Glossopharyngeal (CN IX) and vagus (CN X) nerves can be assessed with the gag reflex. This may be performed in an awake patient by stimulating the posterior pharynx with a tongue blade. In comatose patients, deep bronchial suctioning provides adequate stimulation. Spinal accessory (CN XI) and glossopharyngeal (CN XII) nerves are testable only in awake patients. Their function should be noted for patients with glomus jugulare tumors or lesions at the foramen magnum.

Sensorimotor

Examination of the motor and sensory systems requires in-depth understanding of cortical, brainstem, and spinal cord neuroanatomy and physiology. NICU patients typically have derangements in either of these systems. Patients with spinal cord injury, or postoperative fusion patients should have frequent detailed examinations. An early intervention for a patient with a developing epidural hematoma may return the patient to his or her former level of activity.

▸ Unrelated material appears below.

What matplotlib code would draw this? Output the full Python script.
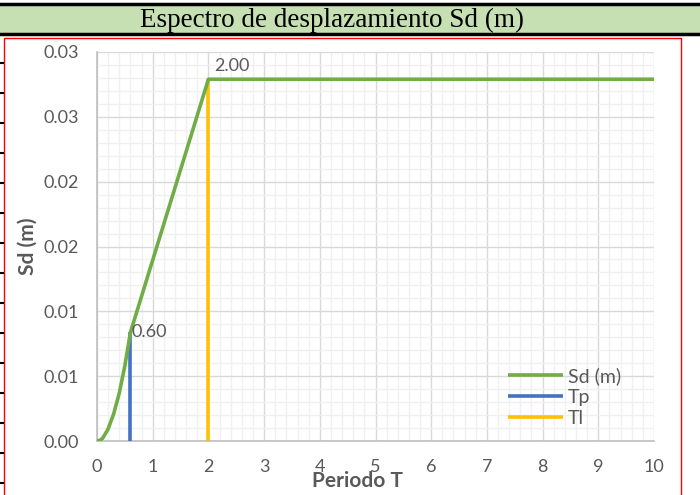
import matplotlib.pyplot as plt
from matplotlib.lines import Line2D
from matplotlib.patches import Rectangle
from matplotlib.ticker import MultipleLocator

plt.rcParams['font.family'] = ['Lato', 'DejaVu Sans']

# Espectro de desplazamiento
periodo = [0.0, 0.05, 0.1, 0.2, 0.3, 0.4, 0.5, 0.6, 0.8, 1.0, 1.2, 1.4, 1.6, 1.8, 2.0, 3.0, 4.0, 5.0, 6.0, 7.0, 8.0, 9.0, 10.0]
sd = [0.0, 0.00005, 0.0002, 0.00093, 0.0021, 0.0037, 0.0058, 0.00837, 0.01116, 0.01395, 0.01674, 0.01953, 0.02232,
      0.02511, 0.0279, 0.0279, 0.0279, 0.0279, 0.0279, 0.0279, 0.0279, 0.0279, 0.0279]

tp = 0.60
tl = 2.00
sd_tp = 0.00837
sd_tl = 0.0279

y_ticks = [0.0, 0.005, 0.01, 0.015, 0.02, 0.025, 0.03]
y_labels = ['0.00', '0.01', '0.01', '0.02', '0.02', '0.03', '0.03']
x_ticks = [0, 1, 2, 3, 4, 5, 6, 7, 8, 9, 10]

verde = '#70AD47'
azul = '#4472C4'
amarillo = '#FFC000'
gris = '#595959'

fig = plt.figure(figsize=(7, 4.95), dpi=100)

# Encabezado verde con lineas negras
fig.patches.append(Rectangle((0, 1 - 33 / 495), 1, 28 / 495, transform=fig.transFigure,
                             facecolor='#C6E0B4', edgecolor='none', zorder=0))
fig.lines.append(Line2D([0, 1], [1 - 4 / 495, 1 - 4 / 495], transform=fig.transFigure, color='black', lw=2.5))
fig.lines.append(Line2D([0, 1], [1 - 33.5 / 495, 1 - 33.5 / 495], transform=fig.transFigure, color='black', lw=2.5))
fig.text(332 / 700, 1 - 20 / 495, 'Espectro de desplazamiento Sd (m)', ha='center', va='center',
         family='Liberation Serif', fontsize=19.5, color='black')

# Marco rojo
fig.patches.append(Rectangle((4 / 700, -0.05), 677 / 700, 1.05 - 38 / 495, transform=fig.transFigure,
                             facecolor='none', edgecolor='#FF0000', lw=1.0, zorder=0))

# Marcas de celdas en el borde izquierdo
for yp in range(63, 495, 30):
    fig.lines.append(Line2D([0, 3 / 700], [1 - yp / 495, 1 - yp / 495], transform=fig.transFigure,
                            color='black', lw=1.5))

ax = fig.add_axes([97 / 700, 54 / 495, 557 / 700, 389 / 495])
ax.plot(periodo, sd, color=verde, lw=2.6, solid_capstyle='butt', label='Sd (m)', zorder=4)
ax.plot([tp, tp], [0, sd_tp], color=azul, lw=2.6, solid_capstyle='butt', label='Tp', zorder=3)
ax.plot([tl, tl], [0, sd_tl], color=amarillo, lw=2.6, solid_capstyle='butt', label='Tl', zorder=3)

ax.text(tp + 0.02, sd_tp, f'{tp:.2f}', ha='left', va='center', fontsize=13, color=gris, zorder=5)
ax.text(tl + 0.1, sd_tl + 0.0004, f'{tl:.2f}', ha='left', va='bottom', fontsize=13, color=gris, zorder=5)

ax.set_xlim(0, 10)
ax.set_ylim(0, 0.03)
ax.set_xticks(x_ticks)
ax.set_yticks(y_ticks)
ax.set_yticklabels(y_labels)
ax.xaxis.set_minor_locator(MultipleLocator(0.2))
ax.yaxis.set_minor_locator(MultipleLocator(0.001))
ax.grid(which='major', color='#D9D9D9', lw=1.0)
ax.grid(which='minor', color='#F0F0F0', lw=1.0)
ax.set_axisbelow(True)
for lado in ['top', 'right']:
    ax.spines[lado].set_visible(False)
for lado in ['left', 'bottom']:
    ax.spines[lado].set_color('#BFBFBF')
    ax.spines[lado].set_linewidth(1.2)
ax.tick_params(which='both', length=0, labelsize=13, labelcolor=gris)
ax.tick_params(axis='x', pad=13)
ax.tick_params(axis='y', pad=13)

ax.set_ylabel('Sd (m)', fontsize=15, fontweight='bold', color=gris, labelpad=4)
ax.set_xlabel('Periodo T', fontsize=15, fontweight='bold', color=gris)
ax.xaxis.set_label_coords(0.468, -0.078)

ax.legend(loc='lower left', bbox_to_anchor=(0.707, -0.008), frameon=False, fontsize=14,
          handlelength=2.8, handletextpad=0.25, labelspacing=0.2, labelcolor=gris)

fig.savefig('out.png', dpi=100)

Likewise, postoperative aneurysm-clipping patients with vasospasm who develop subtle weakness should have their hyperdynamic therapy amplified to ward off additional ischemia. As with peripheral nerve injury, a detailed survey of the sensorimotor systems usually will localize the lesion.

The sensation exam should include several modalities to test several tracts of the cord. A proper examination should test dorsal column function (joint position, two-point discrimination, and vibratory sensation) and spinothalamic tract (pain and temperature). Sacral sparing is also of great importance to help determine the completeness or incompleteness of a spinal cord injury. The peripheral sensory nerves come off the spinal cord in precise, but irregular, distributions or dermatomes. Knowing these dermatomes is critical for localizing injury to a peripheral nerve and/or the spinal cord (Fig. 2–1).

Standard documentation of motor examination is necessary for reliability between examiners. The Royal Medical Research Council of Great Britain developed a standard scale used throughout the world (Table 2–3).

Motor examination should also include testing of muscle tone. Upper motor neuron lesions typically have increased tone. Increased tone may be present in patients in an unexplained coma or sudden deterioration with no clear etiology, and silent status epilepticus should be excluded (Table 2–4).